Why is the X matrix n by m but your SVD written out for X as m by n matrix?

Shouldn't u vectors be row vectors? How do you multiply column vector with another column vector in other matrix?

Hello, I can't find a way to compress all my images into one X matrix, the only examples I've seen are for doing SVD for one image at a time. How do I make one X matrix from images please?

Great lectures. Thanks so much. Kind of hard to distinguish the m's and n's sometimes. Hoped you'd use some other letters :D

Wow, you are really good teacher.

others : "wow great explanation thanks for the lsson"
me : how is this man writing perfectly backwards onto thin air ?
mr bruton : I'm glad the green screen, glass board, and $1000 dollars of adobe products really paid off

Hello, do we pass the U, S or VT as input into the SINDy algorithm or we pass in the approximation of X gotten using the U,S and VT?

What if u = 2x2 matrix, and V a 3x3 matrix. Then how would you calculate that outer product uV

thank u so much sir, very helpful

i had some time to accept 1:22 conclusion, since if i understood you right, we have n vector space, in which our data can be, so it should be okay to use the whole n vectors of U as new basis, unless we want dimensionality reduction and not just matrix decomposition, or i'm just missing something?

Is the economy SVD not also an approximation of X? (Since we lose some columns of U)

what if we change our norm. is this remain the best approximation or not?

I'm confused with the T-transpose notation.
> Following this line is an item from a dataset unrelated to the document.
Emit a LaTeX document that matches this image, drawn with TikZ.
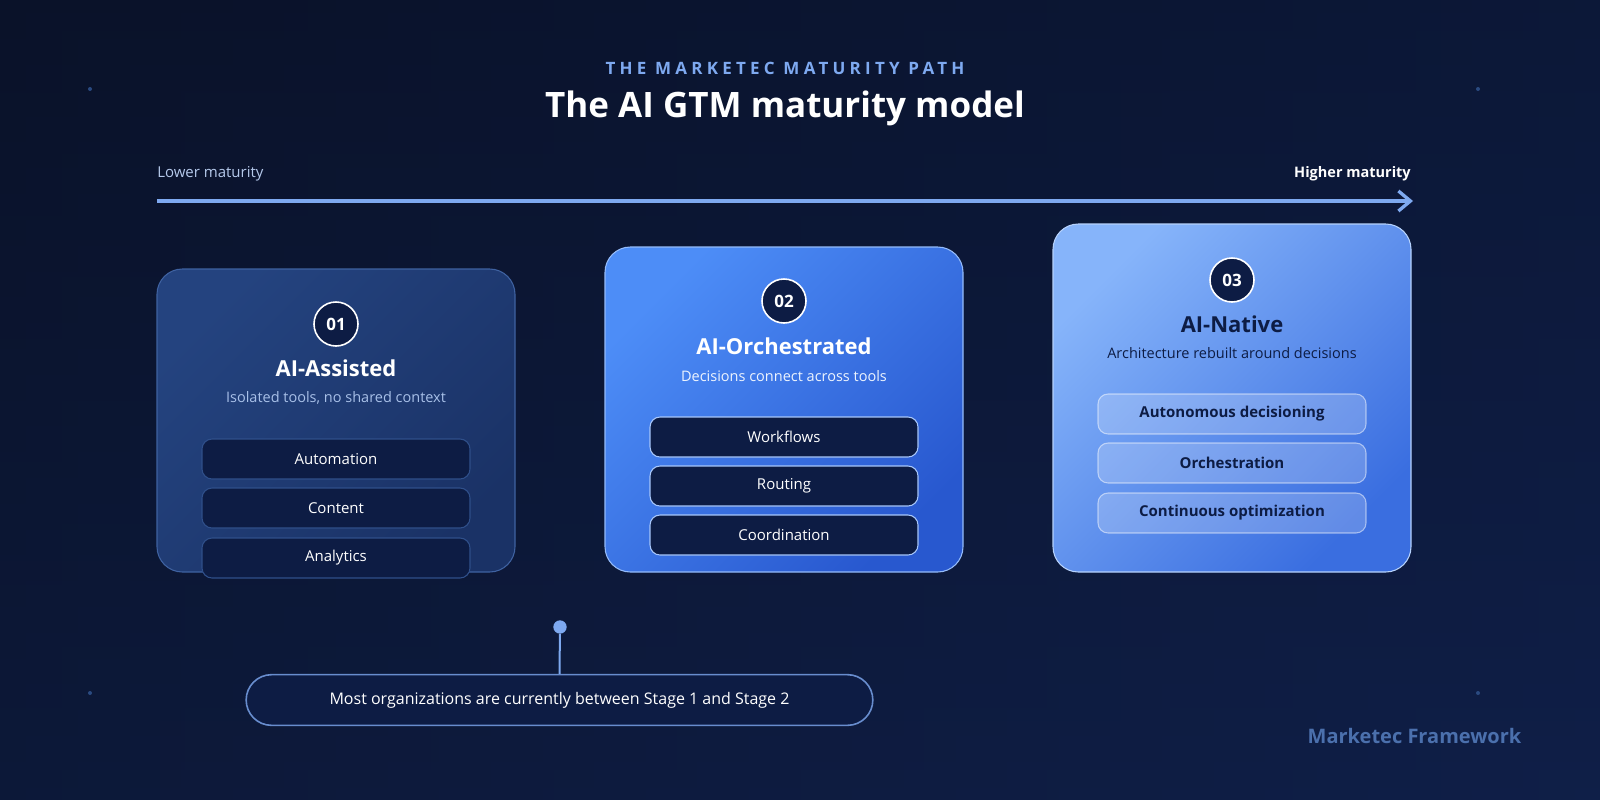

Dose the SVD of X give U*Sigma* V, for which you manually have to transpose V afterwards, or does the SVD of X give you U*Sigma*V-transpose, such that the SVD transposes V for you automatically upon completion of its calculation.

I am interested in knowing what software he is using to write.

incredible!

What happens when m >> n ? Does something change in all that has been said?

found this hard to follow without teaching any ways to think of this intuitively.

I wish i was his student during my college days ,my grades had been improved ..

Such a lucid explanation! A question though : If I do an SVD on this toy matrix X = [1, 2; 1,2], then the second singular value is zero as expected. But if I am unable to reconstruct X using sigma1*U1*V1^T, i.e. just the first singular value (The matrix is reconstructed as [1, -2; 1 -2]). But if I add an infinitesimal noise to X though, it works. Is this a well documented numerical issue?

if the U columns after m dont matter .. why is U unique ?

Wow superb!

@11:08 his face when he said Frobenius norm xD

why could he write in mirror image? Amazing!